### Exercise objective
Reproduce the listing below without changes, except that pictures are left out.

————————

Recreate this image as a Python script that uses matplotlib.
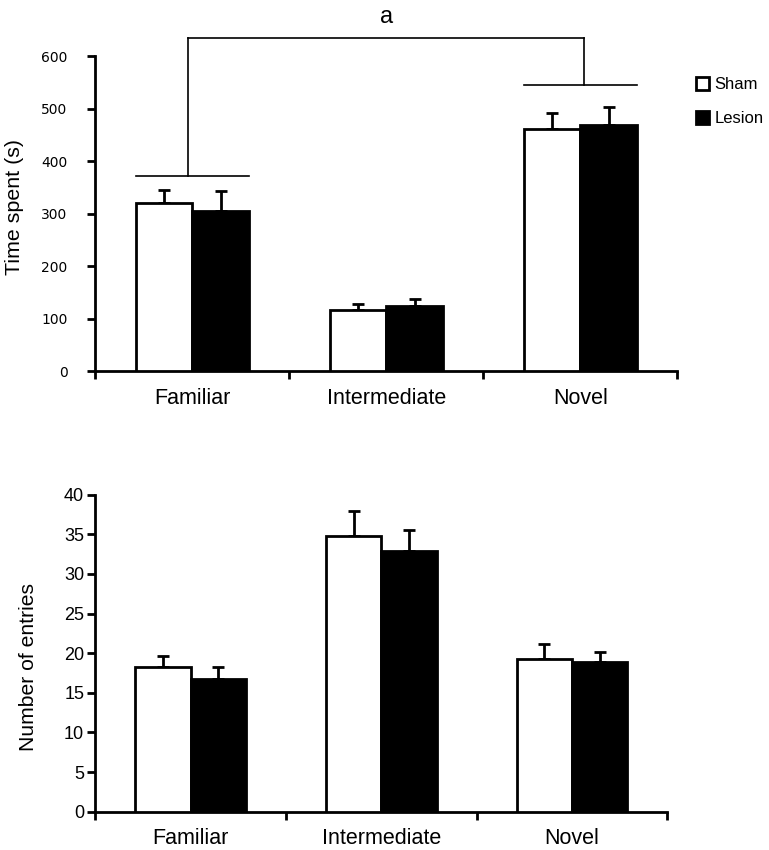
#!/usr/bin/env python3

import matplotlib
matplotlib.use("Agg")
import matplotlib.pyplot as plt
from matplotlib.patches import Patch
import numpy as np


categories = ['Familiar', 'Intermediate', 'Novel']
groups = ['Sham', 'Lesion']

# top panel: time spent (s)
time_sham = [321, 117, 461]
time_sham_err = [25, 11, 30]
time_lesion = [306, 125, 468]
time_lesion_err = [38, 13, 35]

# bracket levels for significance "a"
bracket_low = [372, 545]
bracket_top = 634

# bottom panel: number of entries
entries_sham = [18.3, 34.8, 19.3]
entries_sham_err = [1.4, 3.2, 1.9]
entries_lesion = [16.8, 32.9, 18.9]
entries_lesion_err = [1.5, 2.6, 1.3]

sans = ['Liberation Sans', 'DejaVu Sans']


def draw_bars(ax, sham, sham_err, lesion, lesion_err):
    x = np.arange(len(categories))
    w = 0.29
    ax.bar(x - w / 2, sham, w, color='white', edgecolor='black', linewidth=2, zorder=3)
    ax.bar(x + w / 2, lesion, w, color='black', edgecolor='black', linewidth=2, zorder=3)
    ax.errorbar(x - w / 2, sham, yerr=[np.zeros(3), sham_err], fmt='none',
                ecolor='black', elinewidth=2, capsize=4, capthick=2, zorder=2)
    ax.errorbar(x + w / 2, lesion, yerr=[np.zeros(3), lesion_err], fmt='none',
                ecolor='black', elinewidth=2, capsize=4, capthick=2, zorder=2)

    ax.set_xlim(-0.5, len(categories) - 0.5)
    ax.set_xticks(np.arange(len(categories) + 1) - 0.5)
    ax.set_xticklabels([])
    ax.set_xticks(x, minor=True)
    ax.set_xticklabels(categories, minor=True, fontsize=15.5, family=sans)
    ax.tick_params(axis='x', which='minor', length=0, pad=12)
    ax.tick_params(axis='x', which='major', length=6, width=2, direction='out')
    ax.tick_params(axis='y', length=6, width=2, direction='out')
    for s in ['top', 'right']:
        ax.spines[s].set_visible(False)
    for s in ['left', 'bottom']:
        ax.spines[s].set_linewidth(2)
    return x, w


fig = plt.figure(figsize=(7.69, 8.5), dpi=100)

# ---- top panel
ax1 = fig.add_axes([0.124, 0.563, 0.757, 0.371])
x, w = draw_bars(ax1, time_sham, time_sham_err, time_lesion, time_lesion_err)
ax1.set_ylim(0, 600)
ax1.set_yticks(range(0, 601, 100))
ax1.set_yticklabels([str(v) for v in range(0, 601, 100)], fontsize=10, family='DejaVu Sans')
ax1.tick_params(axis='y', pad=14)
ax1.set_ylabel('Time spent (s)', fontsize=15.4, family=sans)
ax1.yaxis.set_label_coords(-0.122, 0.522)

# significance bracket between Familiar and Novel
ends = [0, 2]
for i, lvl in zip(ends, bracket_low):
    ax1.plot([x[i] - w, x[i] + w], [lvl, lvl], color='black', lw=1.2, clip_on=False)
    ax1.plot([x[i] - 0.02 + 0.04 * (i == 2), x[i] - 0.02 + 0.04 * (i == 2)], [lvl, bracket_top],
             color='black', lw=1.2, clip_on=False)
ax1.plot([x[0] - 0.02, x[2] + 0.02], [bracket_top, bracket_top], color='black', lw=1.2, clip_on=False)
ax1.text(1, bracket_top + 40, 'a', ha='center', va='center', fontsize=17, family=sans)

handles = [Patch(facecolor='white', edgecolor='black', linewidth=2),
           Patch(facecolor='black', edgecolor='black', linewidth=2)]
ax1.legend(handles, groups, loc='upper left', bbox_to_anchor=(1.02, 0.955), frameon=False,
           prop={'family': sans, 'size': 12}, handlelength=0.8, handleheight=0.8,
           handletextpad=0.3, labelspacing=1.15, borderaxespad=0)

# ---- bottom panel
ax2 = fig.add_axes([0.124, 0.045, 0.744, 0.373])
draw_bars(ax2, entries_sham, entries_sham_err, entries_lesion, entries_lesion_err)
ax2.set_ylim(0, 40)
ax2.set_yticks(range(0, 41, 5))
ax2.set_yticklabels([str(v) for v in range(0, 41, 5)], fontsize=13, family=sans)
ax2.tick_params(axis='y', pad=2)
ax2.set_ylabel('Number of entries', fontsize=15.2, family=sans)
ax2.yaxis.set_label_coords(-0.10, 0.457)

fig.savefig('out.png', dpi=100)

————————

### Final answer
Recreate this image as a Python script that uses matplotlib.
#!/usr/bin/env python3

import matplotlib
matplotlib.use("Agg")
import matplotlib.pyplot as plt
from matplotlib.patches import Patch
import numpy as np


categories = ['Familiar', 'Intermediate', 'Novel']
groups = ['Sham', 'Lesion']

# top panel: time spent (s)
time_sham = [321, 117, 461]
time_sham_err = [25, 11, 30]
time_lesion = [306, 125, 468]
time_lesion_err = [38, 13, 35]

# bracket levels for significance "a"
bracket_low = [372, 545]
bracket_top = 634

# bottom panel: number of entries
entries_sham = [18.3, 34.8, 19.3]
entries_sham_err = [1.4, 3.2, 1.9]
entries_lesion = [16.8, 32.9, 18.9]
entries_lesion_err = [1.5, 2.6, 1.3]

sans = ['Liberation Sans', 'DejaVu Sans']


def draw_bars(ax, sham, sham_err, lesion, lesion_err):
    x = np.arange(len(categories))
    w = 0.29
    ax.bar(x - w / 2, sham, w, color='white', edgecolor='black', linewidth=2, zorder=3)
    ax.bar(x + w / 2, lesion, w, color='black', edgecolor='black', linewidth=2, zorder=3)
    ax.errorbar(x - w / 2, sham, yerr=[np.zeros(3), sham_err], fmt='none',
                ecolor='black', elinewidth=2, capsize=4, capthick=2, zorder=2)
    ax.errorbar(x + w / 2, lesion, yerr=[np.zeros(3), lesion_err], fmt='none',
                ecolor='black', elinewidth=2, capsize=4, capthick=2, zorder=2)

    ax.set_xlim(-0.5, len(categories) - 0.5)
    ax.set_xticks(np.arange(len(categories) + 1) - 0.5)
    ax.set_xticklabels([])
    ax.set_xticks(x, minor=True)
    ax.set_xticklabels(categories, minor=True, fontsize=15.5, family=sans)
    ax.tick_params(axis='x', which='minor', length=0, pad=12)
    ax.tick_params(axis='x', which='major', length=6, width=2, direction='out')
    ax.tick_params(axis='y', length=6, width=2, direction='out')
    for s in ['top', 'right']:
        ax.spines[s].set_visible(False)
    for s in ['left', 'bottom']:
        ax.spines[s].set_linewidth(2)
    return x, w


fig = plt.figure(figsize=(7.69, 8.5), dpi=100)

# ---- top panel
ax1 = fig.add_axes([0.124, 0.563, 0.757, 0.371])
x, w = draw_bars(ax1, time_sham, time_sham_err, time_lesion, time_lesion_err)
ax1.set_ylim(0, 600)
ax1.set_yticks(range(0, 601, 100))
ax1.set_yticklabels([str(v) for v in range(0, 601, 100)], fontsize=10, family='DejaVu Sans')
ax1.tick_params(axis='y', pad=14)
ax1.set_ylabel('Time spent (s)', fontsize=15.4, family=sans)
ax1.yaxis.set_label_coords(-0.122, 0.522)

# significance bracket between Familiar and Novel
ends = [0, 2]
for i, lvl in zip(ends, bracket_low):
    ax1.plot([x[i] - w, x[i] + w], [lvl, lvl], color='black', lw=1.2, clip_on=False)
    ax1.plot([x[i] - 0.02 + 0.04 * (i == 2), x[i] - 0.02 + 0.04 * (i == 2)], [lvl, bracket_top],
             color='black', lw=1.2, clip_on=False)
ax1.plot([x[0] - 0.02, x[2] + 0.02], [bracket_top, bracket_top], color='black', lw=1.2, clip_on=False)
ax1.text(1, bracket_top + 40, 'a', ha='center', va='center', fontsize=17, family=sans)

handles = [Patch(facecolor='white', edgecolor='black', linewidth=2),
           Patch(facecolor='black', edgecolor='black', linewidth=2)]
ax1.legend(handles, groups, loc='upper left', bbox_to_anchor=(1.02, 0.955), frameon=False,
           prop={'family': sans, 'size': 12}, handlelength=0.8, handleheight=0.8,
           handletextpad=0.3, labelspacing=1.15, borderaxespad=0)

# ---- bottom panel
ax2 = fig.add_axes([0.124, 0.045, 0.744, 0.373])
draw_bars(ax2, entries_sham, entries_sham_err, entries_lesion, entries_lesion_err)
ax2.set_ylim(0, 40)
ax2.set_yticks(range(0, 41, 5))
ax2.set_yticklabels([str(v) for v in range(0, 41, 5)], fontsize=13, family=sans)
ax2.tick_params(axis='y', pad=2)
ax2.set_ylabel('Number of entries', fontsize=15.2, family=sans)
ax2.yaxis.set_label_coords(-0.10, 0.457)

fig.savefig('out.png', dpi=100)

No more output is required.